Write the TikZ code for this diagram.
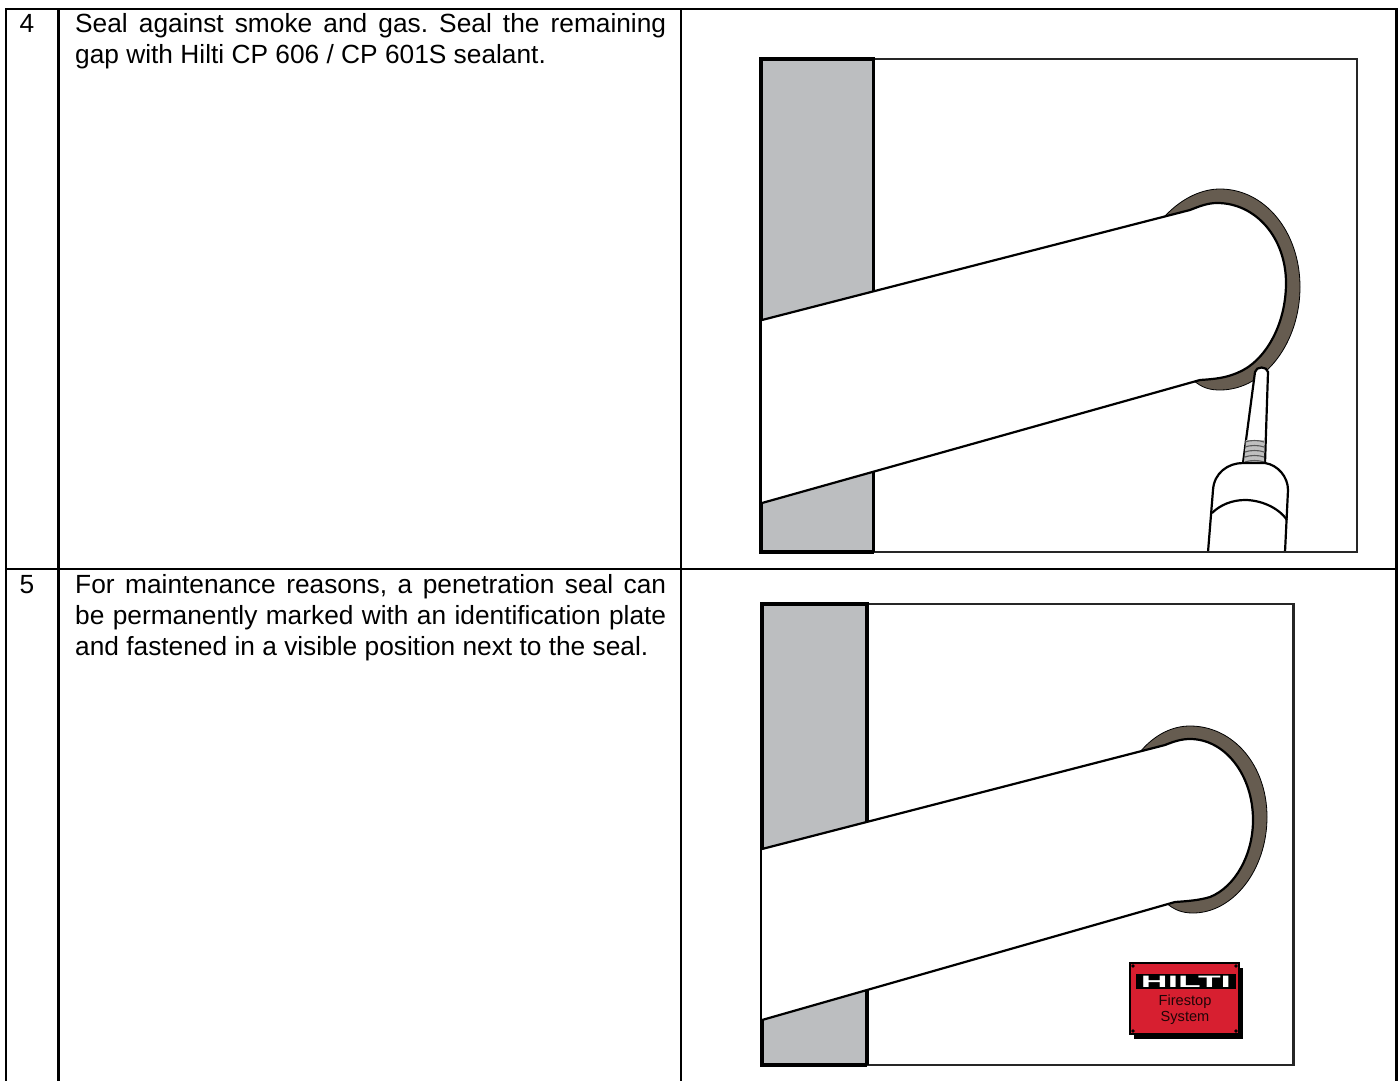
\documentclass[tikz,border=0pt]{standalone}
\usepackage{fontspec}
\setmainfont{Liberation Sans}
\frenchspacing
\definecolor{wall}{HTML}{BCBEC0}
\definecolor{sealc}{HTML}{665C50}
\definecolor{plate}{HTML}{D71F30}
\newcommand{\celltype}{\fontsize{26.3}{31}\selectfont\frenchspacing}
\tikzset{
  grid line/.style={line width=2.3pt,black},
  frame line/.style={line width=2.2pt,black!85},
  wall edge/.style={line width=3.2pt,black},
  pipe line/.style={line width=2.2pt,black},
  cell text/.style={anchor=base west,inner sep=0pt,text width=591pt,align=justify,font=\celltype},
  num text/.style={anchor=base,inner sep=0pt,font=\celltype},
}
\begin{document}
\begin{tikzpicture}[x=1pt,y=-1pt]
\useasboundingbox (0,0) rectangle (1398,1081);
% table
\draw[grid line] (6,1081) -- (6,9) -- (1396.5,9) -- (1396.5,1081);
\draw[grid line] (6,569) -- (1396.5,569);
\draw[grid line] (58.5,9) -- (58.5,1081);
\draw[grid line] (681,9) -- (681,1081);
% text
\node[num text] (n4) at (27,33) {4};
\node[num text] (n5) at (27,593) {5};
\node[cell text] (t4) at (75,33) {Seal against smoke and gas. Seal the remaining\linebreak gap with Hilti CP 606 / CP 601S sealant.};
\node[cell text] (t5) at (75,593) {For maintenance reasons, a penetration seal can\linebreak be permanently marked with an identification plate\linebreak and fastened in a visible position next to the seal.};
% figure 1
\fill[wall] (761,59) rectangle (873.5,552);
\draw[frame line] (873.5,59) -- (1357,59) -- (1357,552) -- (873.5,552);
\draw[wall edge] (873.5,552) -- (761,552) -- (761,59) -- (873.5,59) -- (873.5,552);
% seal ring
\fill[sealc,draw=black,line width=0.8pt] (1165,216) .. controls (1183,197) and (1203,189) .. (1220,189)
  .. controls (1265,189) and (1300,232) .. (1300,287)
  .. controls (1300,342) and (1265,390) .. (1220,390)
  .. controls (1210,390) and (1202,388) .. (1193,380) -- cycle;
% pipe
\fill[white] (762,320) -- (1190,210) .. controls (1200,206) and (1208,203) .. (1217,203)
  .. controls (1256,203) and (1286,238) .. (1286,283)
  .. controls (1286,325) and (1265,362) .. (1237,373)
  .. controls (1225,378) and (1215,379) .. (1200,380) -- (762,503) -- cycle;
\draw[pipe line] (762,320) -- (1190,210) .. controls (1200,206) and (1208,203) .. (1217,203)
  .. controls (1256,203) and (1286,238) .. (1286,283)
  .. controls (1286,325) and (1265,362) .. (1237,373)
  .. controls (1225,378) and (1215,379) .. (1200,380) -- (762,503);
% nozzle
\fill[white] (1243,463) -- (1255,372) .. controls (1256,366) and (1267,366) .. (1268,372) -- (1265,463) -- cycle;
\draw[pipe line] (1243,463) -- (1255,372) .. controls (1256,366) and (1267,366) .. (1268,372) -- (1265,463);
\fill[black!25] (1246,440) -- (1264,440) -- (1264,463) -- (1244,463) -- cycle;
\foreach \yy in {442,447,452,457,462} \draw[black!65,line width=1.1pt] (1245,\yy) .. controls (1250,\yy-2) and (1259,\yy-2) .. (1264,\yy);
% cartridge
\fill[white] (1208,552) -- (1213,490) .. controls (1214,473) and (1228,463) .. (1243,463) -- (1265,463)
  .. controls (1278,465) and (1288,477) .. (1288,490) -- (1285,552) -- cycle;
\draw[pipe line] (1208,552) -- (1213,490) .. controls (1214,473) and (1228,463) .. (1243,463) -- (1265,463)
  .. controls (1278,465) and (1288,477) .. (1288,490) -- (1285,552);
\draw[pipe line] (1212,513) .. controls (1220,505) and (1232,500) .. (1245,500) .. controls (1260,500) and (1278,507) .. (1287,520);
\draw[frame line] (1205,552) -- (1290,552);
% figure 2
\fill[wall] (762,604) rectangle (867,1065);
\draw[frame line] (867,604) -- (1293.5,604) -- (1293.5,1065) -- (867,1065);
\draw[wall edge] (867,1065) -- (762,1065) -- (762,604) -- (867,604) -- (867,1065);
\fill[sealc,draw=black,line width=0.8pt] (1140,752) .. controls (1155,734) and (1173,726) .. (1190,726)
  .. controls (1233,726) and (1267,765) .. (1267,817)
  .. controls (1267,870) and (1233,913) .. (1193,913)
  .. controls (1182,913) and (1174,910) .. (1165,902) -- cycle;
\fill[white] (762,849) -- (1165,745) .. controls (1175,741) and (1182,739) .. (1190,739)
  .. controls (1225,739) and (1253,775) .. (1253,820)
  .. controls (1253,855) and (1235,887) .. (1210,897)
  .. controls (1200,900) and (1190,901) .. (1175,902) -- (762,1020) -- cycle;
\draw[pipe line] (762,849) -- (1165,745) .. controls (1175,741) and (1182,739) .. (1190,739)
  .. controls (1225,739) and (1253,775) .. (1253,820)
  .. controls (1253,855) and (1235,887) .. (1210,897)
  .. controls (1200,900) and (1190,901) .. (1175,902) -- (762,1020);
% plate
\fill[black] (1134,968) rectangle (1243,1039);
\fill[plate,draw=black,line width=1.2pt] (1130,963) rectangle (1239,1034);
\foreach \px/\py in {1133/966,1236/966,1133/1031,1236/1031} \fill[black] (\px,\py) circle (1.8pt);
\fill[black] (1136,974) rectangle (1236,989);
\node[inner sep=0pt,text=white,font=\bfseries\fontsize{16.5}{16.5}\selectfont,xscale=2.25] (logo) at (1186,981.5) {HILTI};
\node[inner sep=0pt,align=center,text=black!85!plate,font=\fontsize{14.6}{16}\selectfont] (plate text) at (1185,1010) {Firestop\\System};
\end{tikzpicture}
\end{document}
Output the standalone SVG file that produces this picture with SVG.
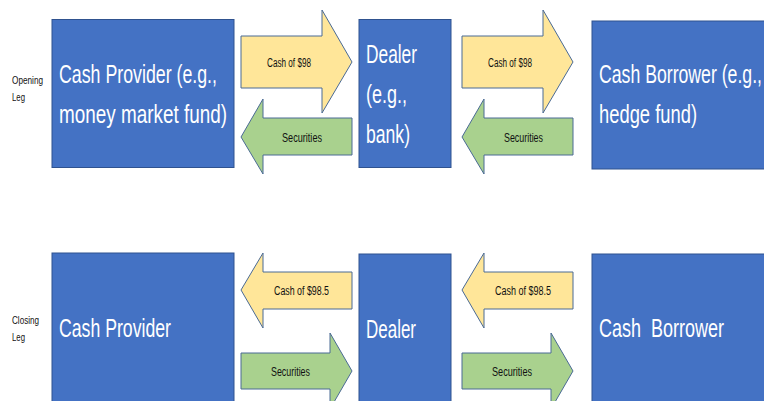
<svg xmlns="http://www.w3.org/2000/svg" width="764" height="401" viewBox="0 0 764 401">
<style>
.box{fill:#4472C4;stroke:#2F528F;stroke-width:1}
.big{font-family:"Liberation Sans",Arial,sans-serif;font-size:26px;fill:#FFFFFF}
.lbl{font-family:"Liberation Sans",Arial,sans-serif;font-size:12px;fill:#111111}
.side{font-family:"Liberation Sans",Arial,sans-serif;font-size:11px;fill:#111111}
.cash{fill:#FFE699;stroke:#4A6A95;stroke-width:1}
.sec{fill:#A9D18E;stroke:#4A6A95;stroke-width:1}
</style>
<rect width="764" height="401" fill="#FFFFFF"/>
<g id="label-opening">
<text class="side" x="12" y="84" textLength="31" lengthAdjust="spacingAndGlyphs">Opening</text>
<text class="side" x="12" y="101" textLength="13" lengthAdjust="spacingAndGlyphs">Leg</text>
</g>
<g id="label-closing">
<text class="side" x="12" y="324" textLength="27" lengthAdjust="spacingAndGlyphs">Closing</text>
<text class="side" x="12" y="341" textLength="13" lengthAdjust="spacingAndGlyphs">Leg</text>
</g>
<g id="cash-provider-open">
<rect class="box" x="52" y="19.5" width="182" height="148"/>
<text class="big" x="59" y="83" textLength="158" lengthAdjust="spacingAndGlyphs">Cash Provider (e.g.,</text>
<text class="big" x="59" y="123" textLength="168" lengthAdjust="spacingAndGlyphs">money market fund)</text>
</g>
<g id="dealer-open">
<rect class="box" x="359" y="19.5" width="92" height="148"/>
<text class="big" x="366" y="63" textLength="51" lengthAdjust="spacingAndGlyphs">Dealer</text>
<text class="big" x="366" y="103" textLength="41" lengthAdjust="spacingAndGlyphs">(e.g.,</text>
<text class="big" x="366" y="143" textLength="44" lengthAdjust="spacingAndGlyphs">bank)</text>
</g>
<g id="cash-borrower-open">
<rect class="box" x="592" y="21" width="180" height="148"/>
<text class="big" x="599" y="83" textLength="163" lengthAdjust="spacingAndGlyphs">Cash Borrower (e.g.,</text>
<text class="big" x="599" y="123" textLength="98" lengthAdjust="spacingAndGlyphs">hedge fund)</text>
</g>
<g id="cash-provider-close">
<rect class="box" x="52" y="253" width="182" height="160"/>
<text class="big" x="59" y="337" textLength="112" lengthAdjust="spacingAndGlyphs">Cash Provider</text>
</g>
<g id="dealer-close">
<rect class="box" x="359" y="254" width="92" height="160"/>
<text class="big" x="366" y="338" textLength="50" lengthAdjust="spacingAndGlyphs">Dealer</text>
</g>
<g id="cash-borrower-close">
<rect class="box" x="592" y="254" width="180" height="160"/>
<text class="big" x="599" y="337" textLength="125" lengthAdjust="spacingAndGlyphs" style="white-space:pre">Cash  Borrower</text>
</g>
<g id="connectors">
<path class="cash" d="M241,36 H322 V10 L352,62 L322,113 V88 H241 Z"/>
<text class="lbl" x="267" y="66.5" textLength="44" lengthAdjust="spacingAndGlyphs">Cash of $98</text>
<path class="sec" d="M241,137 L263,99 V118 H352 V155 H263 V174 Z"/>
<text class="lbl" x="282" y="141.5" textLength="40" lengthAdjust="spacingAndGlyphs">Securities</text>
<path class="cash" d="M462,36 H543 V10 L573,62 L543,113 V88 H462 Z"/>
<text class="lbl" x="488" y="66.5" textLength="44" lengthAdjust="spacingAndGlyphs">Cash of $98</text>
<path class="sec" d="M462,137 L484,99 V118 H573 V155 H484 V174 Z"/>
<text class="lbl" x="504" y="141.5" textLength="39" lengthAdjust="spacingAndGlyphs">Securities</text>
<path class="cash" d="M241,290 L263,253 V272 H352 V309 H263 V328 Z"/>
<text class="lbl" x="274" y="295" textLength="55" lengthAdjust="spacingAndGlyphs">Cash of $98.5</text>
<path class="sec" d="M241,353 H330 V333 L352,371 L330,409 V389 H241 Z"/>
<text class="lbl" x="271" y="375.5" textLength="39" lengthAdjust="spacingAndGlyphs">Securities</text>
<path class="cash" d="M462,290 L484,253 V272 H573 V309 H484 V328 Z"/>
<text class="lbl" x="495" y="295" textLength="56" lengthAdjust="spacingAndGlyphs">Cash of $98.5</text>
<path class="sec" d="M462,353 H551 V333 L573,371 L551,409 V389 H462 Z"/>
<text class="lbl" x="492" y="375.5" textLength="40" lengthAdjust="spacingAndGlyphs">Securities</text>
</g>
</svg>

- [WHAT IS REQUIRED] From the listing, copy each line containing the word "standalone".

- [ANSWER FOR THIS EXERCISE]
\documentclass[tikz,border=0pt]{standalone}
Output the standalone SVG file that produces this picture with SVG.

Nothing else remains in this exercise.